Lake Minneola has become a popular destination for bikers, boaters, runners and swimmers.  From sunrise to sunset, people are seen at the Hiawatha Preserve taking advantage of the facilities. There are the daily walkers and the weekend runners; fishermen hoping to catch that big bass that got away and the nature lovers and photographers. Hiawatha Preserve is swiftly becoming the haven of tranquility and peaceful beauty.  It’s not uncommon to see an eagle glide by or an egret or blue heron wade in the waters. And for that reason, many folks object to removing hundreds of oak trees and replacing them with a boat ramp and parking area in this beautiful passive park.   As one person, familiar with the area said, “Clermont is loving Lake Minneola to death”.

Last week, a Clermont city consultant met with approximately 32 concerned citizens to explain why the existing boat ramp, located at the site of Victory Pointe, was to be moved to the Hiawatha Preserve. At this week’s council meeting, he presented a brief overview to the city council, categorizing concerns expressed at the informational session and breaking down the pros/cons at each site.

The original plan showed the boat ramp moving to the Bell site.  The Hiawatha Preserve was determined as the least desirable site for the ramp.  Since then a lot has been added to the master plan and Hiawatha Preserve has percolated to 1st choice for a ramp; the Bell site has dropped from 1st to 3rd choice and the city is slowly running out of choices.  In addition, the boat ramp must be moved to keep the Victory Pointe project on deadline.

The consultant advised council that the Master Plan is still consistent with its overall vision. However, vision or no vision, many of the people at the meeting believe that moving the boat ramp to the preserve is a BIG mistake.

Local designer and paddle board coach Steven Franklin agrees that the ramp should not be moved to the Hiawatha Preserve. “Boaters need more, not less.  Placing a boat ramp in a passive park does not suit the growing needs of our boaters”. He urged city council not to move with haste to meet deadlines.   Franklin presented to council a rendering of a new ramp at the “Bell” site that would increase parking and docking and enhance safety and boating facilities. The existing trail could be moved slightly to accommodate everyone.

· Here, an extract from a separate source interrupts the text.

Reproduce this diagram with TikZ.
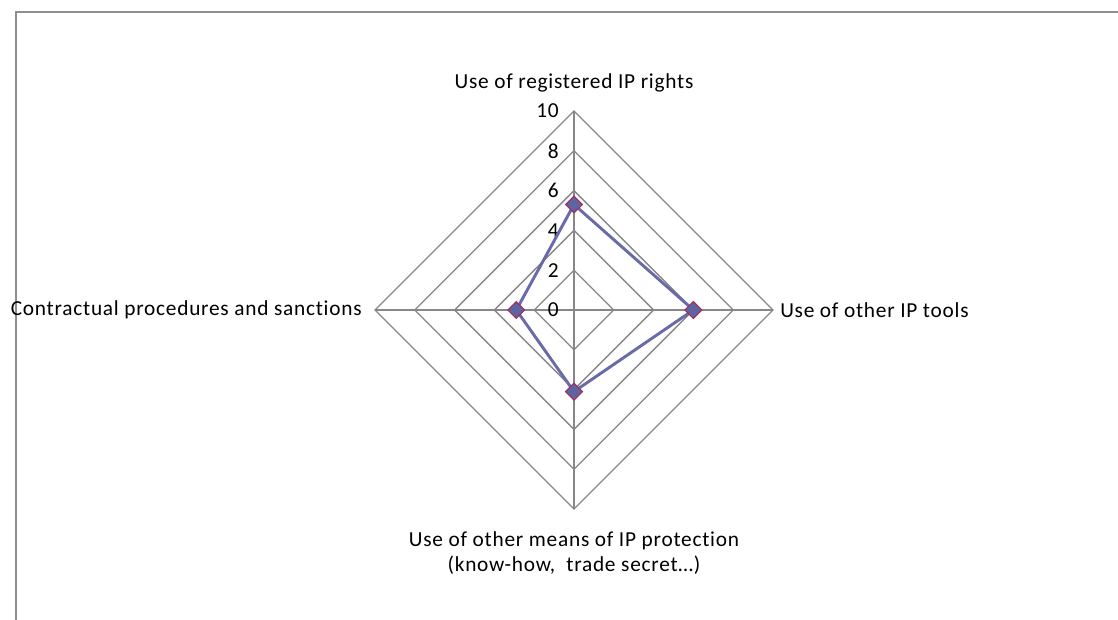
\documentclass[tikz,border=0pt]{standalone}
\usepackage{fontspec}
\setmainfont{Carlito}[LetterSpace=3.5, Ligatures=NoCommon]
\usetikzlibrary{shapes.geometric}
\definecolor{rejilla}{HTML}{878787}
\definecolor{serie}{HTML}{6A6AA8}
\definecolor{marcador}{HTML}{5F63A0}
\definecolor{borde}{HTML}{A02C5C}
\definecolor{marco}{HTML}{8E8E8E}

\begin{document}
\begin{tikzpicture}[x=0.75pt, y=0.75pt, % 1 unidad = 1 px
    eje/.style={draw=rejilla, line width=1pt},
    etiqueta/.style={font=\fontsize{16}{18.75}\selectfont, inner sep=0pt},
    punto/.style={diamond, draw=borde, fill=marcador, line width=0.8pt,
        minimum size=13pt, inner sep=0pt}]
    \useasboundingbox (-574,-309) rectangle (544,310);
    \draw[marco, line width=1.5pt] (545,298) -- (-558,298) -- (-558,-310); % Marco
    % Anillos cada 2 unidades (19.9 px por unidad)
    \foreach \v in {2,4,...,10}
        \draw[eje] (0,\v*19.9) -- (\v*19.9,0) -- (0,-\v*19.9) -- (-\v*19.9,0) -- cycle;
    \draw[eje] (0,199) -- (0,-199); % Ejes
    \draw[eje] (-199,0) -- (199,0);
    \foreach \v in {0,2,...,10}
        \node[etiqueta, anchor=east] (n\v) at (-15,\v*19.9) {\v};
    % Categorias
    \node[etiqueta, anchor=south] (reg) at (0,218) {Use of registered IP rights};
    \node[etiqueta, anchor=west] (otr) at (206,0) {Use of other IP tools};
    \node[etiqueta, anchor=north, align=center] (med) at (0,-221)
        {Use of other means of IP protection\\(know-how,\ \ trade secret\dots)};
    \node[etiqueta, anchor=east] (con) at (-212,0) {Contractual procedures and sanctions};
    % Valores de la serie
    \coordinate (v1) at (0,5.3*19.9);
    \coordinate (v2) at (6*19.9,0);
    \coordinate (v3) at (0,-4.1*19.9);
    \coordinate (v4) at (-2.9*19.9,0);
    \draw[serie, line width=2.2pt, line join=round] (v1) -- (v2) -- (v3) -- (v4) -- cycle;
    \foreach \i in {1,...,4}
        \node[punto] (m\i) at (v\i) {};
\end{tikzpicture}
\end{document}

Charlene Harrison Forth, a 4th generation Floridian, warned Clermont City Council not to take the last piece of Lake Minneola Wetland for use as a boat ramp. “You are taking one more piece of filter off the lake and once it’s gone, you can’t bring it back”, she heatedly proclaimed; adding, “We need to protect Florida’s Garden of Eden.  Boaters and locals are getting pushed to the back burner. Clermont should come first, not the people that come in on the weekends.  Relegating boaters to Hull Road and relocating the boat ramp to a passive park is making people mad”, she exclaimed.  She would like to see the boat ramp remain where it is or relocated to the “Bell” property.

Dawn Ferretti, whose parents live only 40-feet from the proposed boat ramp, gave an emotional plea on behalf of her elderly parents.  She begged to let her parents live in peace. She asked if any of the council members would support the site if they lived only 40 feet away.

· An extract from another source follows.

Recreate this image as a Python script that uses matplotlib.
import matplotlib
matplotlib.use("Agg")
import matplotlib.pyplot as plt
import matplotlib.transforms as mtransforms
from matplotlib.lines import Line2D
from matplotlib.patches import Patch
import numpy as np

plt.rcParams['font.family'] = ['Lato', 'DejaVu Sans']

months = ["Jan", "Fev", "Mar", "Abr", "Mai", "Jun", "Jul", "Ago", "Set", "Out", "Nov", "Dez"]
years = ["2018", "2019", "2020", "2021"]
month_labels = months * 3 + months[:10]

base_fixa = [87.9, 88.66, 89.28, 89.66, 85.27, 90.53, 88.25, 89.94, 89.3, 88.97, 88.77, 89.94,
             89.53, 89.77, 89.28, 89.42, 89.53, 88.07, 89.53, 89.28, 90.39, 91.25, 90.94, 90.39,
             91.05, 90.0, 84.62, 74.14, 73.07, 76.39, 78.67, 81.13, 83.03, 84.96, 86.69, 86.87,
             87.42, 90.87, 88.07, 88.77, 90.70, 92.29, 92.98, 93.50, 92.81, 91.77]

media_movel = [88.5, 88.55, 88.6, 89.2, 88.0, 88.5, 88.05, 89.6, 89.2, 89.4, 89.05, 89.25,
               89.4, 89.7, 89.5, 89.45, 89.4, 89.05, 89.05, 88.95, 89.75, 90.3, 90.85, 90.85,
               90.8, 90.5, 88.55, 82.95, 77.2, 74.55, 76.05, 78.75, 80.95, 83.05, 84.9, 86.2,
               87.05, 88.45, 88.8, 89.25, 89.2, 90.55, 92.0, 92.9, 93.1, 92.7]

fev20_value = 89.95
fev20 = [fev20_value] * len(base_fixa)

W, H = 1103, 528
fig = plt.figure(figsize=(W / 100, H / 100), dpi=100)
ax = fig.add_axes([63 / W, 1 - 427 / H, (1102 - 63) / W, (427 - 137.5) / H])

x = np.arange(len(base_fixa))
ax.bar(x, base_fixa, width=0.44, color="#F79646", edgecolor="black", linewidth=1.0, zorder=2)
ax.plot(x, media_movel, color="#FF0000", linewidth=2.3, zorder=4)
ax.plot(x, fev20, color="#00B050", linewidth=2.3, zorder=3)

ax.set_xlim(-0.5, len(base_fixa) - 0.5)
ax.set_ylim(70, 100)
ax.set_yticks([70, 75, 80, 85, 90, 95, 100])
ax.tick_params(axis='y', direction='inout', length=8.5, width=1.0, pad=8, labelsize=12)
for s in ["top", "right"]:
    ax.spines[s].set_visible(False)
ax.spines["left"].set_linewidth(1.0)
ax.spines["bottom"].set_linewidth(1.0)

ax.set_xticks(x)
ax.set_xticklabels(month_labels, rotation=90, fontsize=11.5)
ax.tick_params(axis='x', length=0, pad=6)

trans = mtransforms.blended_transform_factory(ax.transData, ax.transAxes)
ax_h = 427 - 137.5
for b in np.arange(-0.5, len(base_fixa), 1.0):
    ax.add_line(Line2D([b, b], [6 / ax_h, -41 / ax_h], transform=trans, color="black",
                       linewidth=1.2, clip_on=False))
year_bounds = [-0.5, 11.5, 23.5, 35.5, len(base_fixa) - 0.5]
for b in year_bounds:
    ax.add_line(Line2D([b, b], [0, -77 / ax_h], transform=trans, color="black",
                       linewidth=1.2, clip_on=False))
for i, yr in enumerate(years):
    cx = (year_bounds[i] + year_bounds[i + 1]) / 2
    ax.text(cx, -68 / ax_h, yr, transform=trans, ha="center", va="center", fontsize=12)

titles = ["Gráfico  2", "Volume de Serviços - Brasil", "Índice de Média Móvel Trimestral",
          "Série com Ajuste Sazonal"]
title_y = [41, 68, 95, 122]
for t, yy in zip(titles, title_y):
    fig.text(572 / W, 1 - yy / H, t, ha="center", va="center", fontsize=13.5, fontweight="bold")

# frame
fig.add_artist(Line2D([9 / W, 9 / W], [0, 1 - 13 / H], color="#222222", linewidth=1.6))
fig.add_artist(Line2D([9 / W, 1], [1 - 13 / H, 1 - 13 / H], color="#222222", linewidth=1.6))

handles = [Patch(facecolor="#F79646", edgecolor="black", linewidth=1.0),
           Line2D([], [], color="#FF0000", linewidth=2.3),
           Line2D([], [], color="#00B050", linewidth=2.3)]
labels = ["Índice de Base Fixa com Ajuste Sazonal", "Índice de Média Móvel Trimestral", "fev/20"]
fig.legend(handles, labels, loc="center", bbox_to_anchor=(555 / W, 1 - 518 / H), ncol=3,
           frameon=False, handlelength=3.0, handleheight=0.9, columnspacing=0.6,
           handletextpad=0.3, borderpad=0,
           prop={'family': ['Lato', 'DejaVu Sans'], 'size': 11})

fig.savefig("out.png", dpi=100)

Chris Davis, a long-time resident, mused that it was as if the city didn’t want a boat ramp and was attempting to move it as far from its shores as possible.  He asked Council, “When is it OK to destroy what Mother Nature gave us?   When is it OK to ruin the life of a property owner?  When is it OK to devalue the price of a home?  When is it OK to take your citizens for granted? We support the business owners, we support our city; and when the visitors’ leave, we will still be here.”

The Master Plan is supported by most. “The Master Plan makes sense, says a new homeowner in Clermont. The Victory Pointe – Storm Water filtration project make sense. Destroying the last of the wetlands on Lake Minneola does not make sense. Water quality is an economic driver and a last-minute decision, a sense of urgency by the City to move the ramp to a preserve, does not make sense”.

A homeowner who has lived on the west side of Lake Minneola for more than 40 years describes the proposed site of the boat ramp as only 5-6 feet deep. “Lakes fluctuate and the currents along the west side of Lake Minneola flow constantly north into Cherry Lake.  If the boat ramp is placed on the proposed site, the city will need to dredge forever to maintain the ramp….. not to mention corrupting our lakes”, he added.

At a recent Board of County Commissioners meeting, one of the county residents noted that the City is doing a lot of the right things but emphasized that Lake County needs to step in before the city destroys trees, habitat and the quality of water. He reminded them that Lake County was a large contributor to the city’s masterplan and needs to work with the City.  Sean Parks, a Lake County Commissioner representing south Lake County, agreed as did the other county officials.

Clermont city council members agreed that they will work with the County on opportunities to relocate the boat ramp, keeping in mind that the boat ramp will be closed in early 2018 regardless.

The relocation of the ramp will be on the council’s agenda Tuesday, September 26 at 6:30 pm.